**EXERCISE REQUIREMENTS:**
Copy out the material below in full, but not its images.

**DATASET EXTRACT:**
------------------------------------------------
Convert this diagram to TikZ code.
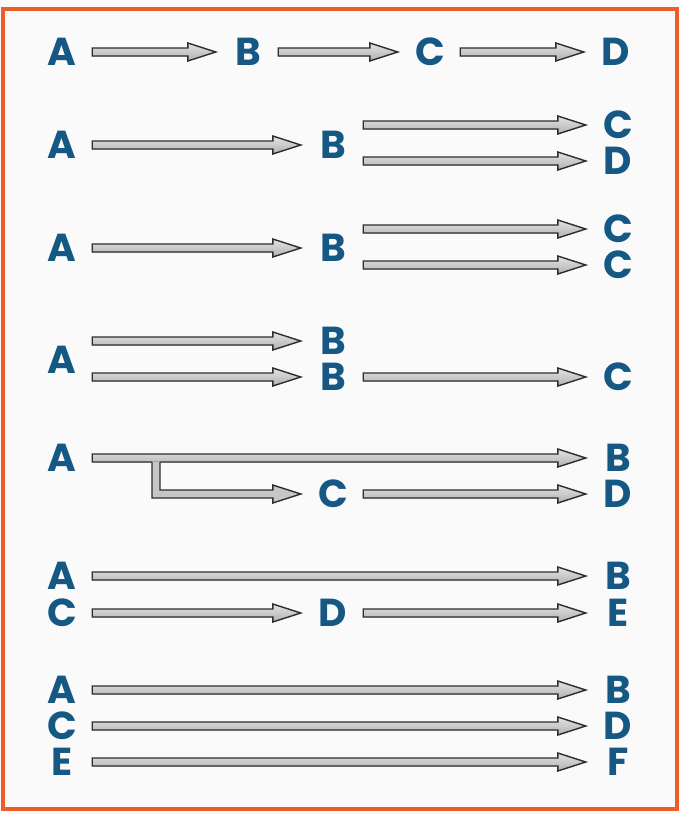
\documentclass[tikz,border=0pt]{standalone}
\usepackage{fontspec}
\setmainfont{Poppins}
\usetikzlibrary{calc}
\definecolor{letterblue}{RGB}{22,88,132}
\definecolor{frameorange}{RGB}{238,92,42}
\definecolor{arrowline}{RGB}{45,45,45}
\definecolor{arrowfill}{RGB}{208,208,208}
\definecolor{paper}{RGB}{250,250,250}
\tikzset{
  letter/.style={font=\fontsize{39}{39}\selectfont\bfseries, text=letterblue, inner sep=0pt, minimum width=40pt},
  fatshape/.style={top color=arrowfill!60!white, bottom color=arrowfill!85!black, draw=arrowline, line width=1.4pt, line join=miter},
  fatfill/.style={fill=arrowfill!95!black},
  fatedge/.style={draw=arrowline, line width=1.4pt, line join=miter},
}
\newcommand\fatarrow[2]{%
  \filldraw[fatshape] let \p1=(#1.east), \p2=(#2.west) in
  (\x1+10pt,\y2+4pt) -- (\x2-40pt,\y2+4pt) -- (\x2-40pt,\y2+9pt) -- (\x2-12pt,\y2)
  -- (\x2-40pt,\y2-9pt) -- (\x2-40pt,\y2-4pt) -- (\x1+10pt,\y2-4pt) -- cycle;}
\begin{document}
\begin{tikzpicture}[x=1pt,y=-1pt]
\useasboundingbox (0,0) rectangle (680,814);
\fill[paper] (0,0) rectangle (680,814);
\draw[frameorange, line width=3.5pt] (3,9) rectangle (677,809);

% row 1
\node[letter] (a1) at (62,52) {A};
\node[letter] (b1) at (248,52) {B};
\node[letter] (c1) at (430,52) {C};
\node[letter] (d1) at (616,52) {D};
\fatarrow{a1}{b1}
\fatarrow{b1}{c1}
\fatarrow{c1}{d1}

% row 2
\node[letter] (a2) at (62,145) {A};
\node[letter] (b2) at (333,145) {B};
\node[letter] (c2) at (618,125) {C};
\node[letter] (d2) at (618,161) {D};
\fatarrow{a2}{b2}
\fatarrow{b2}{c2}
\fatarrow{b2}{d2}

% row 3
\node[letter] (a3) at (62,248) {A};
\node[letter] (b3) at (333,248) {B};
\node[letter] (c3a) at (618,229) {C};
\node[letter] (c3b) at (618,265) {C};
\fatarrow{a3}{b3}
\fatarrow{b3}{c3a}
\fatarrow{b3}{c3b}

% row 4
\node[letter] (a4) at (62,360) {A};
\node[letter] (b4a) at (333,341) {B};
\node[letter] (b4b) at (333,377) {B};
\node[letter] (c4) at (618,377) {C};
\fatarrow{a4}{b4a}
\fatarrow{a4}{b4b}
\fatarrow{b4b}{c4}

% row 5
\node[letter] (a5) at (62,458) {A};
\node[letter] (b5) at (618,458) {B};
\node[letter] (c5) at (333,494) {C};
\node[letter] (d5) at (618,494) {D};
\coordinate (bend) at (156,458);
\fatarrow{a5}{b5}
\fill[fatfill] let \p1=(bend), \p2=(c5.west) in
  (\x1-4pt,\y1-3.3pt) -- (\x1-4pt,\y2-4pt) -- (\x2-40pt,\y2-4pt) -- (\x2-40pt,\y2-9pt)
  -- (\x2-12pt,\y2) -- (\x2-40pt,\y2+9pt) -- (\x2-40pt,\y2+4pt) -- (\x1+4pt,\y2+4pt)
  -- (\x1+4pt,\y1-3.3pt) -- cycle;
\draw[fatedge] let \p1=(bend), \p2=(c5.west) in
  (\x1-4pt,\y1-4pt) -- (\x1-4pt,\y2-4pt) -- (\x2-40pt,\y2-4pt) -- (\x2-40pt,\y2-9pt)
  -- (\x2-12pt,\y2) -- (\x2-40pt,\y2+9pt) -- (\x2-40pt,\y2+4pt) -- (\x1+4pt,\y2+4pt)
  -- (\x1+4pt,\y1-4pt);
\fatarrow{c5}{d5}

% row 6
\node[letter] (a6) at (62,576) {A};
\node[letter] (b6) at (618,576) {B};
\node[letter] (c6) at (62,613) {C};
\node[letter] (d6) at (333,613) {D};
\node[letter] (e6) at (618,613) {E};
\fatarrow{a6}{b6}
\fatarrow{c6}{d6}
\fatarrow{d6}{e6}

% row 7
\node[letter] (a7) at (62,690) {A};
\node[letter] (b7) at (618,690) {B};
\node[letter] (c7) at (62,726) {C};
\node[letter] (d7) at (618,726) {D};
\node[letter] (e7) at (62,762) {E};
\node[letter] (f7) at (618,762) {F};
\fatarrow{a7}{b7}
\fatarrow{c7}{d7}
\fatarrow{e7}{f7}
\end{tikzpicture}
\end{document}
------------------------------------------------
**EXERCISE ANSWER:**
Convert this diagram to TikZ code.
\documentclass[tikz,border=0pt]{standalone}
\usepackage{fontspec}
\setmainfont{Poppins}
\usetikzlibrary{calc}
\definecolor{letterblue}{RGB}{22,88,132}
\definecolor{frameorange}{RGB}{238,92,42}
\definecolor{arrowline}{RGB}{45,45,45}
\definecolor{arrowfill}{RGB}{208,208,208}
\definecolor{paper}{RGB}{250,250,250}
\tikzset{
  letter/.style={font=\fontsize{39}{39}\selectfont\bfseries, text=letterblue, inner sep=0pt, minimum width=40pt},
  fatshape/.style={top color=arrowfill!60!white, bottom color=arrowfill!85!black, draw=arrowline, line width=1.4pt, line join=miter},
  fatfill/.style={fill=arrowfill!95!black},
  fatedge/.style={draw=arrowline, line width=1.4pt, line join=miter},
}
\newcommand\fatarrow[2]{%
  \filldraw[fatshape] let \p1=(#1.east), \p2=(#2.west) in
  (\x1+10pt,\y2+4pt) -- (\x2-40pt,\y2+4pt) -- (\x2-40pt,\y2+9pt) -- (\x2-12pt,\y2)
  -- (\x2-40pt,\y2-9pt) -- (\x2-40pt,\y2-4pt) -- (\x1+10pt,\y2-4pt) -- cycle;}
\begin{document}
\begin{tikzpicture}[x=1pt,y=-1pt]
\useasboundingbox (0,0) rectangle (680,814);
\fill[paper] (0,0) rectangle (680,814);
\draw[frameorange, line width=3.5pt] (3,9) rectangle (677,809);

% row 1
\node[letter] (a1) at (62,52) {A};
\node[letter] (b1) at (248,52) {B};
\node[letter] (c1) at (430,52) {C};
\node[letter] (d1) at (616,52) {D};
\fatarrow{a1}{b1}
\fatarrow{b1}{c1}
\fatarrow{c1}{d1}

% row 2
\node[letter] (a2) at (62,145) {A};
\node[letter] (b2) at (333,145) {B};
\node[letter] (c2) at (618,125) {C};
\node[letter] (d2) at (618,161) {D};
\fatarrow{a2}{b2}
\fatarrow{b2}{c2}
\fatarrow{b2}{d2}

% row 3
\node[letter] (a3) at (62,248) {A};
\node[letter] (b3) at (333,248) {B};
\node[letter] (c3a) at (618,229) {C};
\node[letter] (c3b) at (618,265) {C};
\fatarrow{a3}{b3}
\fatarrow{b3}{c3a}
\fatarrow{b3}{c3b}

% row 4
\node[letter] (a4) at (62,360) {A};
\node[letter] (b4a) at (333,341) {B};
\node[letter] (b4b) at (333,377) {B};
\node[letter] (c4) at (618,377) {C};
\fatarrow{a4}{b4a}
\fatarrow{a4}{b4b}
\fatarrow{b4b}{c4}

% row 5
\node[letter] (a5) at (62,458) {A};
\node[letter] (b5) at (618,458) {B};
\node[letter] (c5) at (333,494) {C};
\node[letter] (d5) at (618,494) {D};
\coordinate (bend) at (156,458);
\fatarrow{a5}{b5}
\fill[fatfill] let \p1=(bend), \p2=(c5.west) in
  (\x1-4pt,\y1-3.3pt) -- (\x1-4pt,\y2-4pt) -- (\x2-40pt,\y2-4pt) -- (\x2-40pt,\y2-9pt)
  -- (\x2-12pt,\y2) -- (\x2-40pt,\y2+9pt) -- (\x2-40pt,\y2+4pt) -- (\x1+4pt,\y2+4pt)
  -- (\x1+4pt,\y1-3.3pt) -- cycle;
\draw[fatedge] let \p1=(bend), \p2=(c5.west) in
  (\x1-4pt,\y1-4pt) -- (\x1-4pt,\y2-4pt) -- (\x2-40pt,\y2-4pt) -- (\x2-40pt,\y2-9pt)
  -- (\x2-12pt,\y2) -- (\x2-40pt,\y2+9pt) -- (\x2-40pt,\y2+4pt) -- (\x1+4pt,\y2+4pt)
  -- (\x1+4pt,\y1-4pt);
\fatarrow{c5}{d5}

% row 6
\node[letter] (a6) at (62,576) {A};
\node[letter] (b6) at (618,576) {B};
\node[letter] (c6) at (62,613) {C};
\node[letter] (d6) at (333,613) {D};
\node[letter] (e6) at (618,613) {E};
\fatarrow{a6}{b6}
\fatarrow{c6}{d6}
\fatarrow{d6}{e6}

% row 7
\node[letter] (a7) at (62,690) {A};
\node[letter] (b7) at (618,690) {B};
\node[letter] (c7) at (62,726) {C};
\node[letter] (d7) at (618,726) {D};
\node[letter] (e7) at (62,762) {E};
\node[letter] (f7) at (618,762) {F};
\fatarrow{a7}{b7}
\fatarrow{c7}{d7}
\fatarrow{e7}{f7}
\end{tikzpicture}
\end{document}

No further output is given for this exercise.